Information shown >>
------------------------
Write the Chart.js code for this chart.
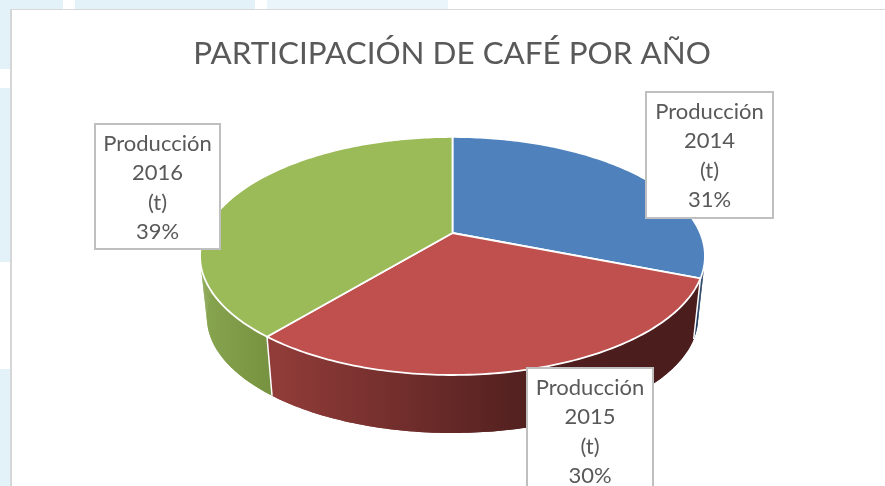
<!DOCTYPE html>
<html>
<head>
<meta charset="utf-8">
<title>Participación de café por año</title>
<script src="https://cdn.jsdelivr.net/npm/chart.js@4"></script>
<style>
  html, body { margin: 0; padding: 0; background: #fff; overflow: hidden; }
  #page { position: relative; width: 885px; height: 486px; overflow: hidden; }
  .cell { position: absolute; background: #e3f1f9; }
  #frame { position: absolute; left: 10px; top: 9px; width: 900px; height: 500px; background: #fff;
           border-left: 2px solid #d6d6d6; border-top: 1px solid #d9d9d9; }
  canvas { position: absolute; left: 0; top: 0; }
</style>
</head>
<body>
<div id="page">
  <div class="cell" style="left:0;top:0;width:63px;height:9px"></div>
  <div class="cell" style="left:75px;top:0;width:180px;height:9px"></div>
  <div class="cell" style="left:267px;top:0;width:181px;height:9px;background:#e9f5fb"></div>
  <div class="cell" style="left:0;top:0;width:10px;height:69px"></div>
  <div class="cell" style="left:0;top:88px;width:10px;height:174px"></div>
  <div class="cell" style="left:0;top:369px;width:10px;height:117px"></div>
  <div id="frame"></div>
  <canvas id="cafeChart" width="885" height="486"></canvas>
</div>
<script>
const categories = ['Producción 2014 (t)', 'Producción 2015 (t)', 'Producción 2016 (t)'];
const shares = [31, 30, 39];
const sliceColors = ['#4F81BD', '#C0504D', '#9BBB59'];
const labelLines = [['Producción', '2014', '(t)', '31%'], ['Producción', '2015', '(t)', '30%'], ['Producción', '2016', '(t)', '39%']];

// side wall colours, left to right
const wallColors = [
  [[0, '#1d3a5e'], [1, '#1d3a5e']],
  [[0, '#923c39'], [0.72, '#4f1f1e'], [1, '#4b1d1c']],
  [[0, '#87a44f'], [1, '#76913f']]
];
const wallRange = [[660, 710], [272, 640], [205, 275]];

// label boxes: left, top, right, bottom
const labelBoxes = [[646, 92, 773, 218], [527, 368, 653, 494], [95, 124, 220, 249]];

// perspective of the disc
const cx = 452.5, cy = 233, rx = 247.7, ry = 114.6, tilt = 0.193;
const depth = 61.8, shrink = 0.973;

function rimPoint(angle, bottom) {
  // chart.js angles start at -PI/2 (top) once rotation is 0
  const u = Math.cos(angle), v = -Math.sin(angle);
  const d = 1 + tilt * v;
  const x = rx * u / d, y = -ry * v / d;
  if (bottom) return [cx + x * shrink, cy + depth + y * shrink];
  return [cx + x, cy + y];
}

function rimSteps(arc) {
  return Math.max(8, Math.ceil((arc.endAngle - arc.startAngle) * 60));
}

function tracePoly(ctx, pts) {
  ctx.beginPath();
  pts.forEach((q, j) => j ? ctx.lineTo(q[0], q[1]) : ctx.moveTo(q[0], q[1]));
  ctx.closePath();
  ctx.fill();
}

function drawWall(ctx, arc, i) {
  const g = ctx.createLinearGradient(wallRange[i][0], 0, wallRange[i][1], 0);
  wallColors[i].forEach(s => g.addColorStop(s[0], s[1]));
  ctx.fillStyle = g;
  const n = rimSteps(arc);
  const angles = [];
  for (let k = 0; k <= n; k++) angles.push(arc.startAngle + (arc.endAngle - arc.startAngle) * k / n);
  // whole band first so the quad joins do not show
  tracePoly(ctx, angles.map(a => rimPoint(a)).concat(angles.slice().reverse().map(a => rimPoint(a, true))));
  for (let k = 0; k < n; k++) {
    tracePoly(ctx, [rimPoint(angles[k]), rimPoint(angles[k + 1]), rimPoint(angles[k + 1], true), rimPoint(angles[k], true)]);
  }
}

function drawTop(ctx, arc, color) {
  const n = rimSteps(arc);
  ctx.beginPath();
  ctx.moveTo(cx, cy);
  for (let k = 0; k <= n; k++) {
    const p = rimPoint(arc.startAngle + (arc.endAngle - arc.startAngle) * k / n);
    ctx.lineTo(p[0], p[1]);
  }
  ctx.closePath();
  ctx.fillStyle = color;
  ctx.fill();
  ctx.strokeStyle = '#fff';
  ctx.lineWidth = 1.8;
  ctx.lineJoin = 'round';
  ctx.stroke();
}

const pie3d = {
  id: 'pie3d',
  // the library works out the angles, this only projects them
  beforeDatasetsDraw(chart) {
    const ctx = chart.ctx;
    const arcs = chart.getDatasetMeta(0).data;
    ctx.save();
    [0, 2, 1].forEach(i => drawWall(ctx, arcs[i], i));
    // white seams between the walls
    ctx.strokeStyle = '#fff';
    ctx.lineWidth = 1.5;
    [arcs[0].endAngle, arcs[1].endAngle].forEach(a => {
      const t = rimPoint(a), b = rimPoint(a, true);
      ctx.beginPath();
      ctx.moveTo(t[0], t[1]);
      ctx.lineTo(b[0], b[1]);
      ctx.stroke();
    });
    arcs.forEach((arc, i) => drawTop(ctx, arc, sliceColors[i]));
    ctx.restore();
    return false;
  },
  afterDraw(chart) {
    const ctx = chart.ctx;
    ctx.save();
    labelBoxes.forEach((b, i) => {
      ctx.fillStyle = '#fff';
      ctx.fillRect(b[0], b[1], b[2] - b[0], b[3] - b[1]);
      ctx.strokeStyle = '#bfbfbf';
      ctx.lineWidth = 2;
      ctx.strokeRect(b[0], b[1], b[2] - b[0], b[3] - b[1]);
      ctx.fillStyle = '#595959';
      ctx.font = '22px Lato';
      ctx.textAlign = 'center';
      ctx.textBaseline = 'middle';
      labelLines[i].forEach((t, j) => {
        ctx.fillText(t, (b[0] + b[2]) / 2, b[1] + 20 + j * 29.4);
      });
    });
    ctx.restore();
  }
};

new Chart(document.getElementById('cafeChart'), {
  type: 'pie',
  data: {
    labels: categories,
    datasets: [{
      data: shares,
      backgroundColor: sliceColors,
      borderColor: '#fff'
    }]
  },
  options: {
    responsive: false,
    animation: false,
    events: [],
    layout: { padding: { top: 35, left: 19 } },
    plugins: {
      legend: { display: false },
      tooltip: { enabled: false },
      title: {
        display: true,
        text: 'PARTICIPACIÓN DE CAFÉ POR AÑO',
        color: '#595959',
        font: { family: 'Lato', size: 31.4, weight: 'normal' },
        padding: 0
      }
    }
  },
  plugins: [pie3d]
});
</script>
</body>
</html>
------------------------
Directions for this task >> Repeat the lines exactly as they stand, from the opening line of the data through the line with "['Producción', '2016', '(t)', '39%']];". Pictures stay out of the copy.

Task result >>
Write the Chart.js code for this chart.
<!DOCTYPE html>
<html>
<head>
<meta charset="utf-8">
<title>Participación de café por año</title>
<script src="https://cdn.jsdelivr.net/npm/chart.js@4"></script>
<style>
  html, body { margin: 0; padding: 0; background: #fff; overflow: hidden; }
  #page { position: relative; width: 885px; height: 486px; overflow: hidden; }
  .cell { position: absolute; background: #e3f1f9; }
  #frame { position: absolute; left: 10px; top: 9px; width: 900px; height: 500px; background: #fff;
           border-left: 2px solid #d6d6d6; border-top: 1px solid #d9d9d9; }
  canvas { position: absolute; left: 0; top: 0; }
</style>
</head>
<body>
<div id="page">
  <div class="cell" style="left:0;top:0;width:63px;height:9px"></div>
  <div class="cell" style="left:75px;top:0;width:180px;height:9px"></div>
  <div class="cell" style="left:267px;top:0;width:181px;height:9px;background:#e9f5fb"></div>
  <div class="cell" style="left:0;top:0;width:10px;height:69px"></div>
  <div class="cell" style="left:0;top:88px;width:10px;height:174px"></div>
  <div class="cell" style="left:0;top:369px;width:10px;height:117px"></div>
  <div id="frame"></div>
  <canvas id="cafeChart" width="885" height="486"></canvas>
</div>
<script>
const categories = ['Producción 2014 (t)', 'Producción 2015 (t)', 'Producción 2016 (t)'];
const shares = [31, 30, 39];
const sliceColors = ['#4F81BD', '#C0504D', '#9BBB59'];
const labelLines = [['Producción', '2014', '(t)', '31%'], ['Producción', '2015', '(t)', '30%'], ['Producción', '2016', '(t)', '39%']];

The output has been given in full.